Earlier than Risso and Rafinesque, Thomas Pennant (1726-58) wrote of the British fishes; Otto Fredrik Müller of the fishes of Denmark; J. E. Gunner, Bishop of Thröndhjem, of fishes of Norway; Francis Valentijn (1660-1730), Jan Nieuhof (1600-1671), Renard, and Castour of the fishes of the Dutch East Indies; Duhamel du Monceau of the fisheries of France; Francesco Cette of the fishes of Sicily; José Cornide of the fishes of Spain; Ignacio Molina of the fishes of Chile; and Meidinger of those of Austria. Some of these writers lived before Linnæus. Others knew little of the Linnæan system, and their records are generally in the vernacular. Most important of this class is the work of Antonio Parra, "Descripcion de Diferentes Piezas de Historia Natural de la Isla de Cuba," published in Havana in 1787. In 1803, Patrick Russell gave a valuable account, non-binomial, of "Two Hundred Fishes Collected at Vizagapatam and on the Coast of Coromandel."
Papers on the fishes of Bering Sea and Japan by Wilhelm Theophilus Tilesius (1775-1835), are published in the transactions of the early societies of Russia. The collections of the traveler Krusenstern were recorded by Tilesius. Stephen Krascheninnikov (1786) wrote a history of Russia in Asia.
Other notable names among the early writers are those of Pierre Marie Auguste Broussonet, of Montpelier, whose work (1780), too soon cut short, showed marked promise; Fr. Faber, who wrote of the fishes of Iceland; E. Blyth, who studied the fishes of the Andamans; A. G. Desmarest, who made excellent studies of the fishes of Cuba; J. T. Kölreuter and Everard Home in the East Indies; Geoffrey Saint-Hilaire, who recorded the fishes of Egypt at the command of Napoleon. Others equally notable were B. A. Euphrasen, Iwan Lepechin (1750-1802), John Latham, W. E. Leach, George Montagu, C. Quensel, Jean-Antoine Scopoli, Peter Ascanius, Francois Etienne de la Roche (1789-1812), Hans Ström, M. Vahl and Zuieuw.

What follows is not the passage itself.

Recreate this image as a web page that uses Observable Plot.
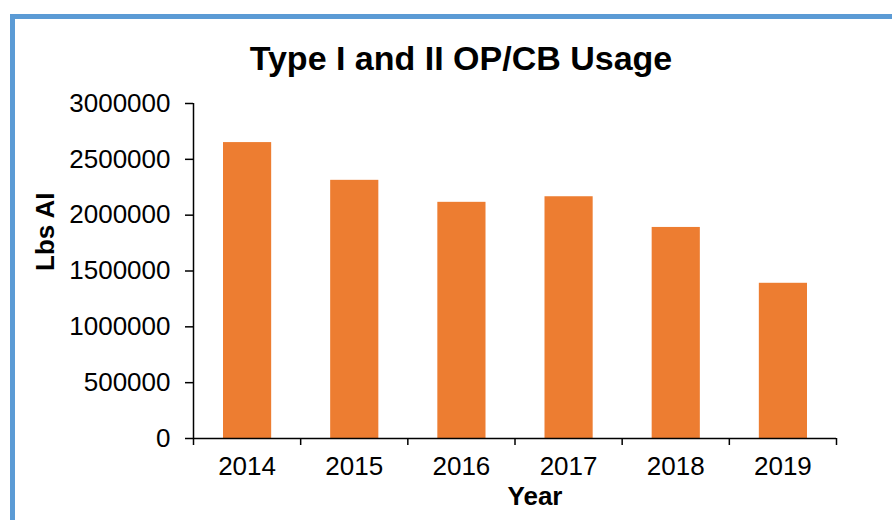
<!DOCTYPE html>
<html>
<head>
<meta charset="utf-8">
<script src="https://cdn.jsdelivr.net/npm/d3@7"></script>
<script src="https://cdn.jsdelivr.net/npm/@observablehq/plot@0.6"></script>
<style>
  html, body { margin: 0; padding: 0; background: #ffffff; }
  #wrap { position: relative; width: 892px; height: 520px; overflow: hidden; background: #ffffff; font-family: "Liberation Sans", Arial, sans-serif; }
  #border { position: absolute; left: 10px; top: 14px; width: 1000px; height: 600px; border-left: 5px solid #5B9BD5; border-top: 5px solid #5B9BD5; box-sizing: border-box; }
  #title { position: absolute; left: 0; top: 0; width: 922px; height: 80px; }
  #title h1 { margin: 0; position: absolute; left: 0; top: 41px; width: 100%; text-align: center; font-size: 34px; line-height: 34px; font-weight: bold; color: #000; }
  #chart { position: absolute; left: 0; top: 80px; }
  #chart svg { overflow: visible; }
</style>
</head>
<body>
<div id="wrap">
  <div id="border"></div>
  <div id="title"><h1>Type I and II OP/CB Usage</h1></div>
  <div id="chart"></div>
</div>
<script>
const years = [2014, 2015, 2016, 2017, 2018, 2019];
const usage = [2650000, 2312000, 2115000, 2165000, 1890000, 1390000];
const yTicks = [0, 500000, 1000000, 1500000, 2000000, 2500000, 3000000];
const xBoundaries = [2013.5, 2014.5, 2015.5, 2016.5, 2017.5, 2018.5, 2019.5];
const yLabel = ["Lbs AI"];
const xLabel = ["Year"];

const data = years.map((year, i) => ({year, value: usage[i]}));

const chart = Plot.plot({
  width: 892,
  height: 440,
  marginTop: 23,
  marginBottom: 82,
  marginLeft: 193,
  marginRight: 56,
  style: {fontFamily: "'Liberation Sans', Arial, sans-serif", fontSize: "26px", color: "#000", background: "transparent"},
  x: {domain: [2013.5, 2019.5]},
  y: {domain: [0, 3000000]},
  marks: [
    Plot.rectY(data, {x1: d => d.year - 0.5, x2: d => d.year + 0.5, y: "value", fill: "#ED7D31", insetLeft: 30, insetRight: 29}),
    Plot.ruleX([2013.5], {stroke: "#000", strokeWidth: 1.5}),
    Plot.ruleY([0], {stroke: "#000", strokeWidth: 1.5}),
    Plot.axisY({ticks: yTicks, tickFormat: d3.format("d"), tickSize: 8, tickPadding: 15, label: null, strokeWidth: 1.5, fill: "#000"}),
    Plot.axisX({ticks: xBoundaries, tickFormat: () => "", tickSize: 7, label: null, strokeWidth: 1.5}),
    Plot.axisX({ticks: years, tickFormat: d => String(d), tickSize: 0, tickPadding: 18, label: null, fill: "#000"}),
    Plot.text(yLabel, {frameAnchor: "left", rotate: -90, dx: -148, fontWeight: "bold", fontSize: 26, fill: "#000"}),
    Plot.text(xLabel, {frameAnchor: "bottom", dx: 20, dy: 66, fontWeight: "bold", fontSize: 26, fill: "#000"})
  ]
});
document.getElementById("chart").appendChild(chart);
</script>
</body>
</html>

The compilers who followed Linnæus belonged to a wholly different class. These were men of extensive learning, methodical ways, sometimes brilliant, occasionally of deep insight, but more often, on the whole, dull, plodding, and mechanical.
Earliest of those is Antoine Gouan, whose "Historia Piscium" was published in Paris in 1770. In this work, which is of fair quality, only genera were included, and the three new ones which he introduces into the "System" (Lepadogaster, Lepidopus, and Trachypterus) are still retained with his definition of them.